2
votes

I am using SAS for a large dataset (>20gb). When I run a DATA step, I received the "BY variables are not properly sorted ......" although I sorted the dataset by the same variables. When I ran the PROC SORT again, SAS even said "Input dataset is already sorted, No sorting done" My code is:

proc sort data=output.TAQ;
    by market ric date miliseconds descending type order;
run;

options nomprint;

data markers (keep=market ric date miliseconds type order);
    set output.TAQ;
    by market ric date;

    if first.date;

    * ie do the following once per stock-day;
    * Make 1-second markers;

    /*Type="AMARK"; Order=0; * Set order to zero to ensure that markers get placed before trades and quotes that occur at the same milisecond;
    do i=((9*60*60)+(30*60)) to (16*60*60); miliseconds=i*1000; output; end;*/
run;

And the error message was:

ERROR: BY variables are not properly sorted on data set OUTPUT.TAQ.
RIC=CXR.CCP Date=20160914 Time=13:47:18.125 Type=Quote Price=. Volume=. BidPrice=9.03 BidSize=400
AskPrice=9.04 AskSize=100 Qualifiers=  order=116458952 Miliseconds=49638125 exchange=CCP market=1
FIRST.market=0 LAST.market=0 FIRST.RIC=0 LAST.RIC=0 FIRST.Date=0 LAST.Date=1 i=. _ERROR_=1
_N_=43297873
NOTE: The SAS System stopped processing this step because of errors.
NOTE: There were 43297874 observations read from the data set OUTPUT.TAQ.
WARNING: The data set WORK.MARKERS may be incomplete.  When this step was stopped there were
         56770826 observations and 6 variables.
WARNING: Data set WORK.MARKERS was not replaced because this step was stopped.
NOTE: DATA statement used (Total process time):
      real time           1:14.21
      cpu time            26.71 seconds
3
Did you get an error message in the log when you ran proc sort?user667489
Definitely need to see more of the log. The observation counts are very strange - you have 'if first.date', so markers should be a subset of output.taq, however at the point where processing stops, ~43.3m obs have been read in from output.taq and ~56.8m have been written out to work.markers...keydemographic
@keydemographic There's an output statement inside a do-loop, so the obs counts may do all sorts of things.user667489
Try adding FORCE option to the PROC SORT. It's possible SAS only thinks it is sorted already. There are apparently situations where the SORTEDBY attribute of a dataset can be wrong.Quentin
Jump to observation #43297873 and check between +/- 5 observations from there to get an idea of why it would be saying it's not sorted in the right order. data check; set output.taq (firstobs=43297868 obs=43297878); run;Stu Sztukowski

3 Answers

1
votes

The error is occurring deep into your data step, at _N_=43297873. That suggests to me that the PROC SORT is working up to a point, but then fails. It is hard to know what the reason is without knowing your SAS environment or how OUTPUT.TAQ is stored.
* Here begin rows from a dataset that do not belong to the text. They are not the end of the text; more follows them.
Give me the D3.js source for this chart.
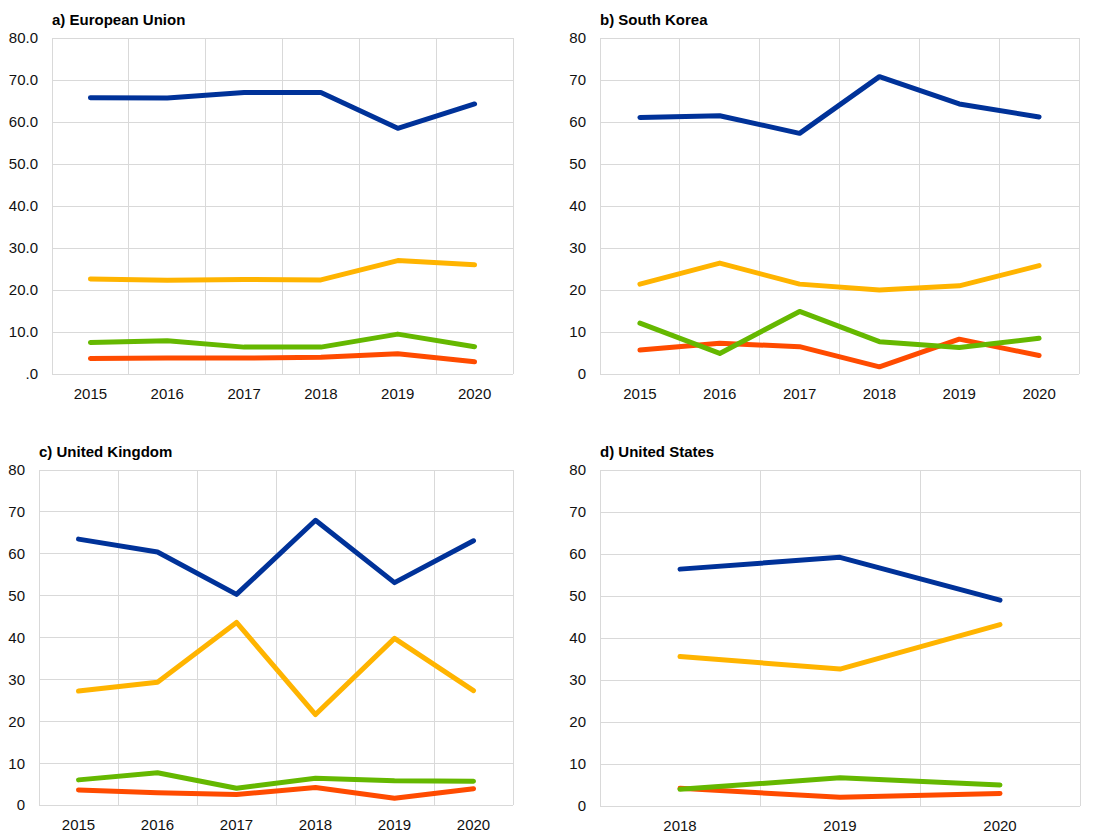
<!DOCTYPE html>
<html>
<head>
<meta charset="utf-8">
<script src="https://cdn.jsdelivr.net/npm/d3@7"></script>
<style>
  html, body { margin: 0; padding: 0; background: #fff; }
  svg { display: block; font-family: "Liberation Sans", Arial, sans-serif; }
</style>
</head>
<body>
<svg id="chart" width="1096" height="832"></svg>
<script>
// ---------- data ----------
const years6 = ["2015", "2016", "2017", "2018", "2019", "2020"];
const years3 = ["2018", "2019", "2020"];
const yTicks = [0, 10, 20, 30, 40, 50, 60, 70, 80];
const yLabelsEU = [".0", "10.0", "20.0", "30.0", "40.0", "50.0", "60.0", "70.0", "80.0"];
const yLabelsInt = ["0", "10", "20", "30", "40", "50", "60", "70", "80"];

// colours in drawing order: blue, yellow, red, green (green drawn on top of red)
const seriesColors = ["#003299", "#ffb400", "#ff4b00", "#65b800"];

// a) European Union
const euBlue   = [65.8, 65.7, 67.0, 67.0, 58.5, 64.3];
const euYellow = [22.6, 22.3, 22.5, 22.4, 27.0, 26.0];
const euGreen  = [7.5, 7.9, 6.4, 6.4, 9.5, 6.5];
const euRed    = [3.7, 3.8, 3.8, 4.0, 4.8, 2.9];

// b) South Korea
const krBlue   = [61.1, 61.5, 57.3, 70.8, 64.3, 61.2];
const krYellow = [21.4, 26.4, 21.4, 20.0, 21.0, 25.8];
const krGreen  = [12.1, 4.9, 14.9, 7.7, 6.3, 8.5];
const krRed    = [5.7, 7.3, 6.5, 1.7, 8.3, 4.4];

// c) United Kingdom
const ukBlue   = [63.5, 60.4, 50.3, 68.0, 53.1, 63.1];
const ukYellow = [27.2, 29.3, 43.6, 21.6, 39.8, 27.3];
const ukGreen  = [6.0, 7.7, 4.0, 6.4, 5.8, 5.7];
const ukRed    = [3.6, 2.9, 2.5, 4.2, 1.6, 3.9];

// d) United States
const usBlue   = [56.4, 59.2, 49.0];
const usYellow = [35.6, 32.6, 43.2];
const usGreen  = [4.0, 6.7, 5.0];
const usRed    = [4.2, 2.1, 3.0];

// ---------- layout ----------
const panels = [
  { title: "a) European Union", years: years6, labels: yLabelsEU,
    series: [euBlue, euYellow, euRed, euGreen],
    box: { left: 52, top: 38, right: 513, bottom: 374 } },
  { title: "b) South Korea", years: years6, labels: yLabelsInt,
    series: [krBlue, krYellow, krRed, krGreen],
    box: { left: 600, top: 38, right: 1079, bottom: 374 } },
  { title: "c) United Kingdom", years: years6, labels: yLabelsInt,
    series: [ukBlue, ukYellow, ukRed, ukGreen],
    box: { left: 39, top: 470, right: 513, bottom: 805 } },
  { title: "d) United States", years: years3, labels: yLabelsInt,
    series: [usBlue, usYellow, usRed, usGreen],
    box: { left: 600, top: 470, right: 1080, bottom: 806 } }
];

const svg = d3.select("#chart");
const gridColor = "#d9d9d9";
const textColor = "#111";

panels.forEach(p => {
  const b = p.box;
  const g = svg.append("g");
  const x = d3.scaleBand().domain(p.years).range([b.left, b.right]).padding(0);
  const y = d3.scaleLinear().domain([0, 80]).range([b.bottom, b.top]);

  // horizontal grid
  g.selectAll("line.hg").data(yTicks).enter().append("line")
    .attr("x1", b.left).attr("x2", b.right)
    .attr("y1", d => y(d)).attr("y2", d => y(d))
    .attr("stroke", gridColor).attr("stroke-width", 1)
    .attr("shape-rendering", "crispEdges");

  // vertical grid at band boundaries
  const bounds = p.years.map(d => x(d)).concat([x(p.years[p.years.length - 1]) + x.bandwidth()]);
  g.selectAll("line.vg").data(bounds).enter().append("line")
    .attr("x1", d => d).attr("x2", d => d)
    .attr("y1", b.top).attr("y2", b.bottom)
    .attr("stroke", gridColor).attr("stroke-width", 1)
    .attr("shape-rendering", "crispEdges");

  // y labels
  g.selectAll("text.yl").data(yTicks).enter().append("text")
    .attr("x", b.left - 14)
    .attr("y", d => y(d))
    .attr("dy", "0.36em")
    .attr("text-anchor", "end")
    .attr("font-size", 15)
    .attr("fill", textColor)
    .text((d, i) => p.labels[i]);

  // x labels
  g.selectAll("text.xl").data(p.years).enter().append("text")
    .attr("x", d => x(d) + x.bandwidth() / 2)
    .attr("y", b.bottom + 24.5)
    .attr("text-anchor", "middle")
    .attr("font-size", 15)
    .attr("fill", textColor)
    .text(d => d);

  // title
  g.append("text")
    .attr("x", b.left)
    .attr("y", b.top - 13)
    .attr("font-size", 15)
    .attr("font-weight", "bold")
    .attr("fill", "#000")
    .text(p.title);

  // lines
  const line = d3.line()
    .x((d, i) => x(p.years[i]) + x.bandwidth() / 2)
    .y(d => y(d));

  p.series.forEach((s, k) => {
    g.append("path")
      .datum(s)
      .attr("d", line)
      .attr("fill", "none")
      .attr("stroke", seriesColors[k])
      .attr("stroke-width", 5)
      .attr("stroke-linecap", "round")
      .attr("stroke-linejoin", "round");
  });
});
</script>
</body>
</html>
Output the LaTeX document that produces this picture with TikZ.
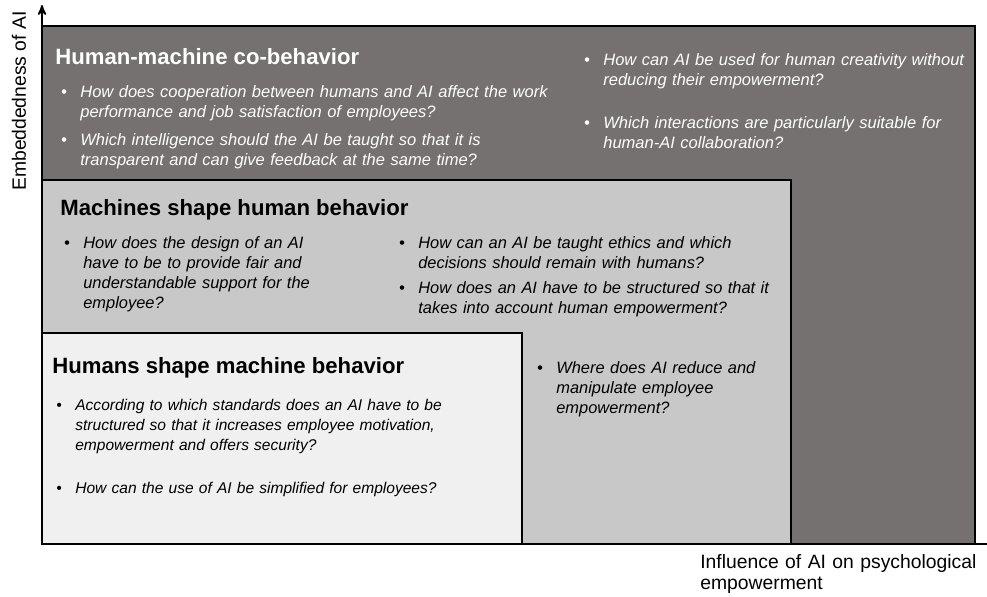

Some people have reported resource problems or file system limitations when sorting large data sets.

From SAS FAQ: Sorting Very Large Datasets with SAS (not an official source):

  • When sorting in a WORK folder, you must have free storage equal to 4x the size of the data set (or 5x if under Unix)

  • You may be running out of RAM

  • You may be able to use options MSGLEVEL=i and FULLSTIMER to get a fuller picture

Also using options sastraceloc=saslog; can produce helpful messages.
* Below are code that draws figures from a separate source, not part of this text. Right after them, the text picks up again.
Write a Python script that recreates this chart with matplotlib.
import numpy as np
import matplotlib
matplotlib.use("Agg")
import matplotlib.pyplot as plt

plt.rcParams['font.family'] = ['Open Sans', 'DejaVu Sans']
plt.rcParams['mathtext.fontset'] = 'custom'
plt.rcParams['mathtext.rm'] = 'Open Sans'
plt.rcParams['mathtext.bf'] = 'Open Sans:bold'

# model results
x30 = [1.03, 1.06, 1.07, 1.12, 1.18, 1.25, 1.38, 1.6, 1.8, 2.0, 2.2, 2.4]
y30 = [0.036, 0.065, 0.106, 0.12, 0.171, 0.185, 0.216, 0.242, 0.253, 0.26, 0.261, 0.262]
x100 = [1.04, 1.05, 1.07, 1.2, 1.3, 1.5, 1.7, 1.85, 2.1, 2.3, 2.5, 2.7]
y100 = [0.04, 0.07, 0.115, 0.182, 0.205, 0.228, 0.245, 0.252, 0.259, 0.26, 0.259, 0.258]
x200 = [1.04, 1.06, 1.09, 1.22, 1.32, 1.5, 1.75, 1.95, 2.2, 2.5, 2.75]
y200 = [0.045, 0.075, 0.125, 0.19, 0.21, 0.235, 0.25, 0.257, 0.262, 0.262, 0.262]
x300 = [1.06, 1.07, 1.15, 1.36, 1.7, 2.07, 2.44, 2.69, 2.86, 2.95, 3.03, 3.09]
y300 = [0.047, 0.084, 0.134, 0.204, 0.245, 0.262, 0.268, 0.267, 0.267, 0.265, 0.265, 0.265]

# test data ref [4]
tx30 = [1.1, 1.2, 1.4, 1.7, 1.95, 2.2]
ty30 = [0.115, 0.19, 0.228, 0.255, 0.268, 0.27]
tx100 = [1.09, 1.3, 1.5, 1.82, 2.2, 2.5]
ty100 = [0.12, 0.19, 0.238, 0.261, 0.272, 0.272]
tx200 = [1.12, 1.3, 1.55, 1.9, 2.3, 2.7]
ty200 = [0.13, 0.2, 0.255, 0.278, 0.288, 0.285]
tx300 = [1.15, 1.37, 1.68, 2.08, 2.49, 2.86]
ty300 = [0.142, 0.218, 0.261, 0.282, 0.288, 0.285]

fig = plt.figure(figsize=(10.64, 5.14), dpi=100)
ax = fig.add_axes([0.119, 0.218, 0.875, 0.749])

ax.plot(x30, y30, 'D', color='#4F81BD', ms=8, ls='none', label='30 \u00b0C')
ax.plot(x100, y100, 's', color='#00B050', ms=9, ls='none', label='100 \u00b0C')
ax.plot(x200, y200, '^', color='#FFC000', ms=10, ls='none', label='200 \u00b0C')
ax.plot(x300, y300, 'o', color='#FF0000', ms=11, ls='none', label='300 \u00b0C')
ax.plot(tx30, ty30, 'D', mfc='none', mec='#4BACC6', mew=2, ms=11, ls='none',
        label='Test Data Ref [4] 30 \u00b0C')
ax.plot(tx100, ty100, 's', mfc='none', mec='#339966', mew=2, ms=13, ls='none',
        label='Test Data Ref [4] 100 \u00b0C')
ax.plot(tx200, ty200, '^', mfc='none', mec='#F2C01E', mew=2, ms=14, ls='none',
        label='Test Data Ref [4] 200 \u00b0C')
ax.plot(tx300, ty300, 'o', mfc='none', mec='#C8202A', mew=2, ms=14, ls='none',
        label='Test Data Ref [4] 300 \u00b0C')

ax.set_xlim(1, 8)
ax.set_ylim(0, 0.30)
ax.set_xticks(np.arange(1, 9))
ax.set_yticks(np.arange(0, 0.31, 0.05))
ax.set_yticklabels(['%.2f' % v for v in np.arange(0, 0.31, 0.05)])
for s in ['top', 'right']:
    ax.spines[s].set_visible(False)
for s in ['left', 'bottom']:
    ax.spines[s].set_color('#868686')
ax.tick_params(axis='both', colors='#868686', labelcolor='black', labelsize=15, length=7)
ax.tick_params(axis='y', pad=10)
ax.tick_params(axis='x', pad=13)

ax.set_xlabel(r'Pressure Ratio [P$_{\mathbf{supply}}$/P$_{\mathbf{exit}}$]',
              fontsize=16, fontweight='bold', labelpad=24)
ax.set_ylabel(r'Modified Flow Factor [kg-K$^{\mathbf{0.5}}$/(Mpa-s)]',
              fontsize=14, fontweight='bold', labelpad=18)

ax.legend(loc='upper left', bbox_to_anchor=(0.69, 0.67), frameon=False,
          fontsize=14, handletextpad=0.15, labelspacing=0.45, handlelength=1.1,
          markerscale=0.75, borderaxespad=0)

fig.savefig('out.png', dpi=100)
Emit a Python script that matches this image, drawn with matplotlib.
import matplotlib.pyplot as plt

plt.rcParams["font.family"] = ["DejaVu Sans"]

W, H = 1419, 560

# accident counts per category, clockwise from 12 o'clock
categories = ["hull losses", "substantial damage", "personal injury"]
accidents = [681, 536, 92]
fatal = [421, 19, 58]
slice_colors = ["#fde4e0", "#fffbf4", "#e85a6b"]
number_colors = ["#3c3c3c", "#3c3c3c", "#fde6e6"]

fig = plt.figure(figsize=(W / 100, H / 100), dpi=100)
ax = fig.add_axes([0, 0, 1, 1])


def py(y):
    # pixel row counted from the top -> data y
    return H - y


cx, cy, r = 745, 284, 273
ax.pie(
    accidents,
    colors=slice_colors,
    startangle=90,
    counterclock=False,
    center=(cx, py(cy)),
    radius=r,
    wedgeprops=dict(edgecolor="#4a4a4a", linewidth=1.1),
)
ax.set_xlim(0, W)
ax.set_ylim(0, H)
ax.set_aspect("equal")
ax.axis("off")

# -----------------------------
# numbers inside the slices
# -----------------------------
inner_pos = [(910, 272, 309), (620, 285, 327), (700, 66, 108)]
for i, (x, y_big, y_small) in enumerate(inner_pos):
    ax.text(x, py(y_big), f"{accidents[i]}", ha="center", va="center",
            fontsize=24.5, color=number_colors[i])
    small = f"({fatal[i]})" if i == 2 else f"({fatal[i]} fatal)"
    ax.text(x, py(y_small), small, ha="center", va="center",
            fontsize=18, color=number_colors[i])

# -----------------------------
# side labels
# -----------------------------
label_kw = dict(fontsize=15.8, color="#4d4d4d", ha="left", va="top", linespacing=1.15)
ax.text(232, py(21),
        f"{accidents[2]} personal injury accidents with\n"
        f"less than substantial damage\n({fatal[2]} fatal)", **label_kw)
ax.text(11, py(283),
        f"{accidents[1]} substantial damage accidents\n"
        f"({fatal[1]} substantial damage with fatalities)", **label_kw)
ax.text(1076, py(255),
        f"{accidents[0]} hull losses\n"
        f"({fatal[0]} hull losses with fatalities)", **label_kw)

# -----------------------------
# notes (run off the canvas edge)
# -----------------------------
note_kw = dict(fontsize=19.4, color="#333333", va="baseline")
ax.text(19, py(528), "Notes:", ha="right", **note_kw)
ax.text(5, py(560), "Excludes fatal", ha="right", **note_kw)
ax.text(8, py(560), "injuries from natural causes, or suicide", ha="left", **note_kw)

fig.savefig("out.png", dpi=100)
Maybe instead of sorting it, you could break it up into a few steps, something like:

/* Get your market ~ ric ~ date pairs */
proc sql;
   create table market_ric_date as
   select distinct market, ric, date
   from output.TAQ
   /* Possibly an order by clause here on market, ric, date */
; quit;

data millisecond_stuff;
  set market_ric_date; 
  *Possibly add type/order in this step as well?;
  do i=((9*60*60)+(30*60)) to (16*60*60); miliseconds=i*1000; output; end;
run;

/* Possibly a third step here to add type / order if you need to get from original data source */
0
votes

If your source dataset is in a database, it may be sorted in a different collation.

Try the following before your sort:

options sortpgm=sas;
0
votes

I had the same error, and the solution was to make a copy of the original table in the work directory, do the sort, and then the "by" was working.

In your case something like below:

data tmp_TAQ;
    set output.TAQ;
run;

proc sort data=tmp_TAQ;
    by market ric date miliseconds descending type order;
run;

data markers (keep=market ric date miliseconds type order);
    set tmp_TAQ;
    by market ric date;

    if first.date;

    * ie do the following once per stock-day;
    * Make 1-second markers;

    /*Type="AMARK"; Order=0; * Set order to zero to ensure that markers get placed before trades and quotes that occur at the same milisecond;
    do i=((9*60*60)+(30*60)) to (16*60*60); miliseconds=i*1000; output; end;*/
run;